Leave out any picture and return the remaining listing below exactly as given.

MATERIAL PROVIDED:
==============================

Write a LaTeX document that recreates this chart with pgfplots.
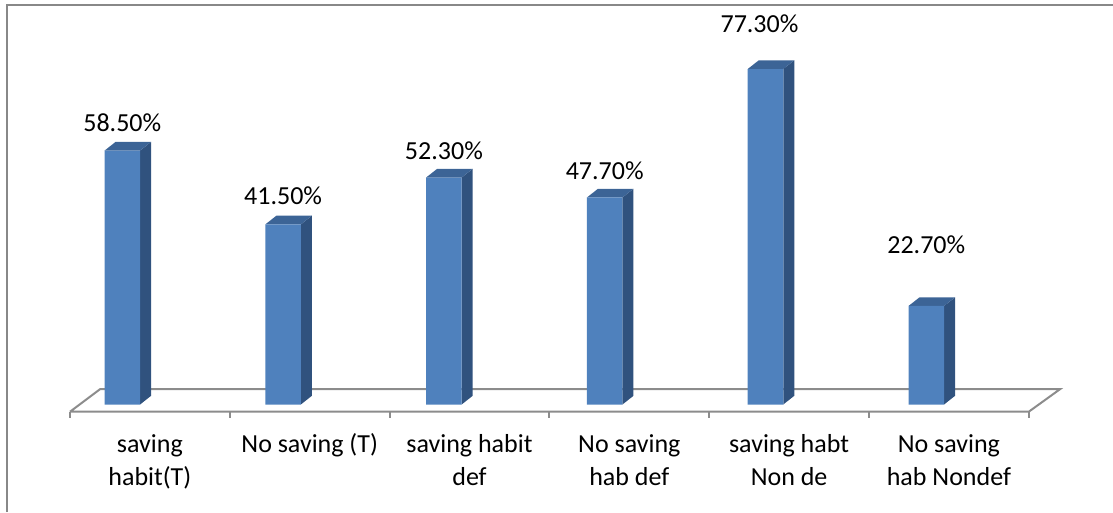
\documentclass[border=0pt]{standalone}
\usepackage{fontspec}
\setmainfont{Carlito}
\usepackage{pgfplots}
\usepackage{pgfplotstable}
\pgfplotsset{compat=1.18}

\definecolor{barfront}{HTML}{4F81BD}
\definecolor{bartop}{HTML}{3C6496}
\definecolor{barside}{HTML}{30527E}
\definecolor{floorline}{HTML}{8C8C8C}
\definecolor{frameline}{HTML}{888888}

% share of respondents per group; lift/nudge place the value labels (pt)
\pgfplotstableread{
idx value lift nudge
0 58.5 9.5 0
1 41.5 10.0 0
2 52.3 9.2 0
3 47.7 9.0 0
4 77.3 18.35 -3
5 22.7 26.35 0
}\savingdata

% half bar width, depth offsets (x in category units, y in percent)
\def\hw{0.1104}
\def\dxx{0.0684}
\def\dyy{2.0}

\newcommand{\catlabel}[3]{%
  \node[anchor=base, inner sep=0pt] at (axis cs:#1,-11.106) {#2};
  \node[anchor=base, inner sep=0pt] at (axis cs:#1,-18.548) {#3};
}

\begin{document}
\fontsize{13pt}{16pt}\selectfont
\begin{tikzpicture}
\begin{axis}[
  scale only axis,
  width=556.5pt, height=256pt,
  xmin=-0.7606, xmax=6.1611,
  ymin=-24.77, ymax=93.20,
  hide axis,
  clip=false,
  /pgf/number format/assume math mode=true,
]
% outer frame (left and top edges)
\addplot[frameline, line width=1pt] coordinates {(-0.7170,-24.77) (-0.7170,92.05) (6.1611,92.05)};

% floor of the 3-D plot area
\addplot[floorline, line width=1pt] coordinates {
  (-0.3252,-1.659) (5.6374,-1.659) (5.8315,3.525) (-0.1387,3.525) (-0.3252,-1.659)};
% category separators below the floor
\pgfplotsinvokeforeach{-0.3252,0.6685,1.6623,2.6561,3.6499,4.6437,5.6374}{
  \addplot[floorline, line width=1pt] coordinates {(#1,-1.659) (#1,-3.111)};
}

% side and top faces of each bar
\pgfplotsforeachungrouped \i in {0,...,5}{
  \pgfplotstablegetelem{\i}{value}\of\savingdata
  \let\v\pgfplotsretval
  \pgfmathsetmacro\xl{\i-\hw}
  \pgfmathsetmacro\xr{\i+\hw}
  \pgfmathsetmacro\xlb{\xl+\dxx}
  \pgfmathsetmacro\xrb{\xr+\dxx}
  \pgfmathsetmacro\vt{\v+\dyy}
  \edef\cmd{%
    \noexpand\addplot[fill=barside, draw=none] coordinates {(\xr,0) (\xrb,\dyy) (\xrb,\vt) (\xr,\v)} -- cycle;
    \noexpand\addplot[fill=bartop, draw=none] coordinates {(\xl,\v) (\xlb,\vt) (\xrb,\vt) (\xr,\v)} -- cycle;
  }
  \cmd
}

% front faces with value labels
\addplot[ybar, bar width=0.2208, fill=barfront, draw=none,
  visualization depends on={\thisrow{lift} \as \lift},
  visualization depends on={\thisrow{nudge} \as \nudge},
  nodes near coords={\pgfmathprintnumber[fixed, fixed zerofill, precision=2]{\pgfplotspointmeta}\%},
  every node near coord/.append style={anchor=base, yshift=\lift pt, xshift=\nudge pt,
    inner sep=0pt, black, font=\fontsize{13pt}{16pt}\selectfont},
] table[x=idx, y=value] {\savingdata};

\catlabel{0.1716}{saving}{habit(T)}
\catlabel{1.1654}{No saving (T)}{}
\catlabel{2.1592}{saving habit}{def}
\catlabel{3.1530}{No saving}{hab def}
\catlabel{4.1468}{saving habt}{Non de}
\catlabel{5.1405}{No saving}{hab Nondef}
\end{axis}
\pgfresetboundingbox
\path (current axis.south west) rectangle (current axis.north east);
\end{tikzpicture}
\end{document}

==============================

RIGHT ANSWER:
Write a LaTeX document that recreates this chart with pgfplots.
\documentclass[border=0pt]{standalone}
\usepackage{fontspec}
\setmainfont{Carlito}
\usepackage{pgfplots}
\usepackage{pgfplotstable}
\pgfplotsset{compat=1.18}

\definecolor{barfront}{HTML}{4F81BD}
\definecolor{bartop}{HTML}{3C6496}
\definecolor{barside}{HTML}{30527E}
\definecolor{floorline}{HTML}{8C8C8C}
\definecolor{frameline}{HTML}{888888}

% share of respondents per group; lift/nudge place the value labels (pt)
\pgfplotstableread{
idx value lift nudge
0 58.5 9.5 0
1 41.5 10.0 0
2 52.3 9.2 0
3 47.7 9.0 0
4 77.3 18.35 -3
5 22.7 26.35 0
}\savingdata

% half bar width, depth offsets (x in category units, y in percent)
\def\hw{0.1104}
\def\dxx{0.0684}
\def\dyy{2.0}

\newcommand{\catlabel}[3]{%
  \node[anchor=base, inner sep=0pt] at (axis cs:#1,-11.106) {#2};
  \node[anchor=base, inner sep=0pt] at (axis cs:#1,-18.548) {#3};
}

\begin{document}
\fontsize{13pt}{16pt}\selectfont
\begin{tikzpicture}
\begin{axis}[
  scale only axis,
  width=556.5pt, height=256pt,
  xmin=-0.7606, xmax=6.1611,
  ymin=-24.77, ymax=93.20,
  hide axis,
  clip=false,
  /pgf/number format/assume math mode=true,
]
% outer frame (left and top edges)
\addplot[frameline, line width=1pt] coordinates {(-0.7170,-24.77) (-0.7170,92.05) (6.1611,92.05)};

% floor of the 3-D plot area
\addplot[floorline, line width=1pt] coordinates {
  (-0.3252,-1.659) (5.6374,-1.659) (5.8315,3.525) (-0.1387,3.525) (-0.3252,-1.659)};
% category separators below the floor
\pgfplotsinvokeforeach{-0.3252,0.6685,1.6623,2.6561,3.6499,4.6437,5.6374}{
  \addplot[floorline, line width=1pt] coordinates {(#1,-1.659) (#1,-3.111)};
}

% side and top faces of each bar
\pgfplotsforeachungrouped \i in {0,...,5}{
  \pgfplotstablegetelem{\i}{value}\of\savingdata
  \let\v\pgfplotsretval
  \pgfmathsetmacro\xl{\i-\hw}
  \pgfmathsetmacro\xr{\i+\hw}
  \pgfmathsetmacro\xlb{\xl+\dxx}
  \pgfmathsetmacro\xrb{\xr+\dxx}
  \pgfmathsetmacro\vt{\v+\dyy}
  \edef\cmd{%
    \noexpand\addplot[fill=barside, draw=none] coordinates {(\xr,0) (\xrb,\dyy) (\xrb,\vt) (\xr,\v)} -- cycle;
    \noexpand\addplot[fill=bartop, draw=none] coordinates {(\xl,\v) (\xlb,\vt) (\xrb,\vt) (\xr,\v)} -- cycle;
  }
  \cmd
}

% front faces with value labels
\addplot[ybar, bar width=0.2208, fill=barfront, draw=none,
  visualization depends on={\thisrow{lift} \as \lift},
  visualization depends on={\thisrow{nudge} \as \nudge},
  nodes near coords={\pgfmathprintnumber[fixed, fixed zerofill, precision=2]{\pgfplotspointmeta}\%},
  every node near coord/.append style={anchor=base, yshift=\lift pt, xshift=\nudge pt,
    inner sep=0pt, black, font=\fontsize{13pt}{16pt}\selectfont},
] table[x=idx, y=value] {\savingdata};

\catlabel{0.1716}{saving}{habit(T)}
\catlabel{1.1654}{No saving (T)}{}
\catlabel{2.1592}{saving habit}{def}
\catlabel{3.1530}{No saving}{hab def}
\catlabel{4.1468}{saving habt}{Non de}
\catlabel{5.1405}{No saving}{hab Nondef}
\end{axis}
\pgfresetboundingbox
\path (current axis.south west) rectangle (current axis.north east);
\end{tikzpicture}
\end{document}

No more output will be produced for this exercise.